Alibaba links farmers to cities in logistics project
The mainland's biggest e-commerce company, Alibaba, has pledged to create an internet logistics network that will enable suburban farmers in the country to deliver their products to city dwellers directly and swiftly, tapping into the government's bold urbanisation plan.
Established in May, the 10 billion yuan (HK$12.5 billion) Cai Niao joint venture - of which Hangzhou-based Alibaba owns about 43 per cent - is poised to be the next big project for Jack Ma Yun, who stayed on as Alibaba's chairman after stepping down as chief executive in May.
At his first media briefing since succeeding Ma as chief executive, Jonathan Lu said yesterday: "The low-cost and low-barrier-to-entry model of Cai Niao aims to be a consortium of e-commerce, logistics and warehouse inventory, which can make delivery within 24 hours in mainland China."
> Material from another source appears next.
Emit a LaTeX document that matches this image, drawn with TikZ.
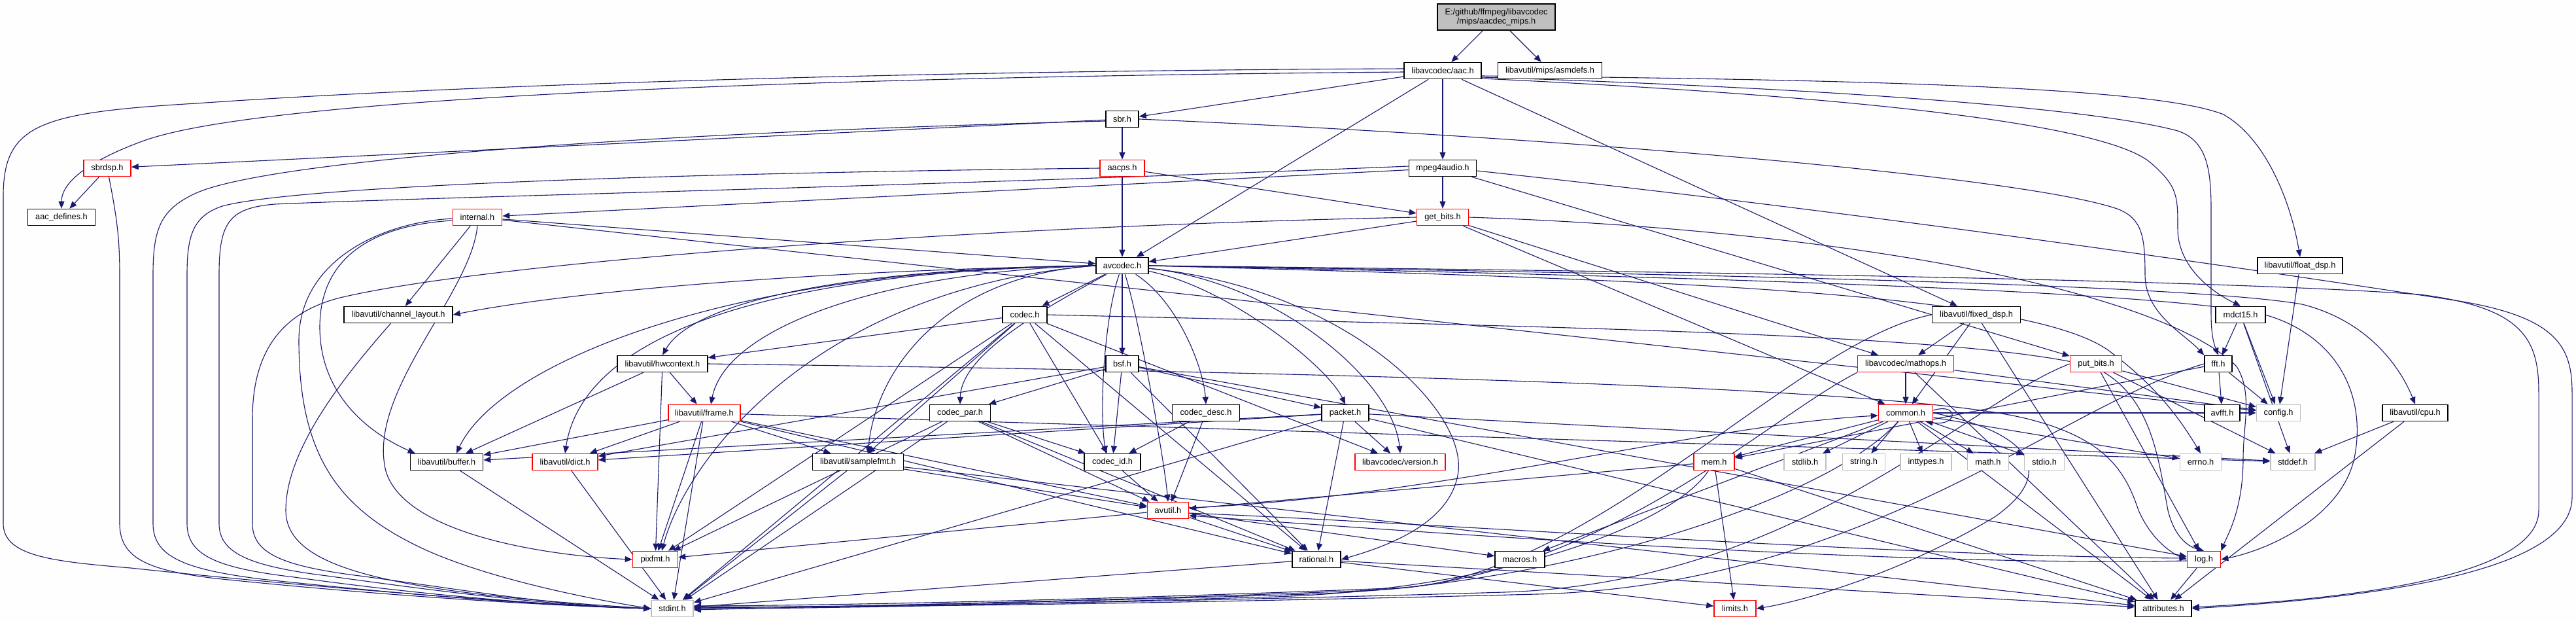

The venture also highlights the investment opportunities in the mainland's highly fragmented and inefficient transport and logistics systems, where companies are shifting to multichannel and direct sales models from dealerships amid rapidly changing consumer behaviour.
Premier Li Keqiang has described the scale of the mainland's urbanisation as unprecedented in human history. Li is now looking to take the country's market-oriented reforms to the next level, unleashing the power of domestic consumption and developing smaller cities in central and western areas.
Lu, who was hired in 2000 to build up Alibaba's South China sales region and lead a number of important platforms such as the AliPay e-payment system and the Taobao consumer-to-consumer website, said Alibaba aimed to be a "data-services" company focused on the internet and its e-commerce business. He also laid out the concept of "internet life", an early-stage, developing service for mobile users that involves cloud computing and data analysis.
The mainland, home to the world's biggest population of internet users, is also the world's biggest smartphone market, with the number of users growing 150 per cent last year to 330 million.
"The future is clearly on the side of mobile devices such as cell phones and tablets, followed by personal computers designed for professionals," Lu said.
He said a highly anticipated initial public offering was a small part of the firm's long-term plans.
Apart from its flagship business-to-business site Alibaba.com which helps connect mainland suppliers with domestic and overseas buyers, the firm, delisted from the Hong Kong exchange in August, is poised to come back in the fourth quarter this year with assets such as Taobao.
"We are 120 per cent ready for an IPO at any time and Jack will be the person to press the button," Lu said. "As a cash-rich company, proceeds raised will be used for acquisitions."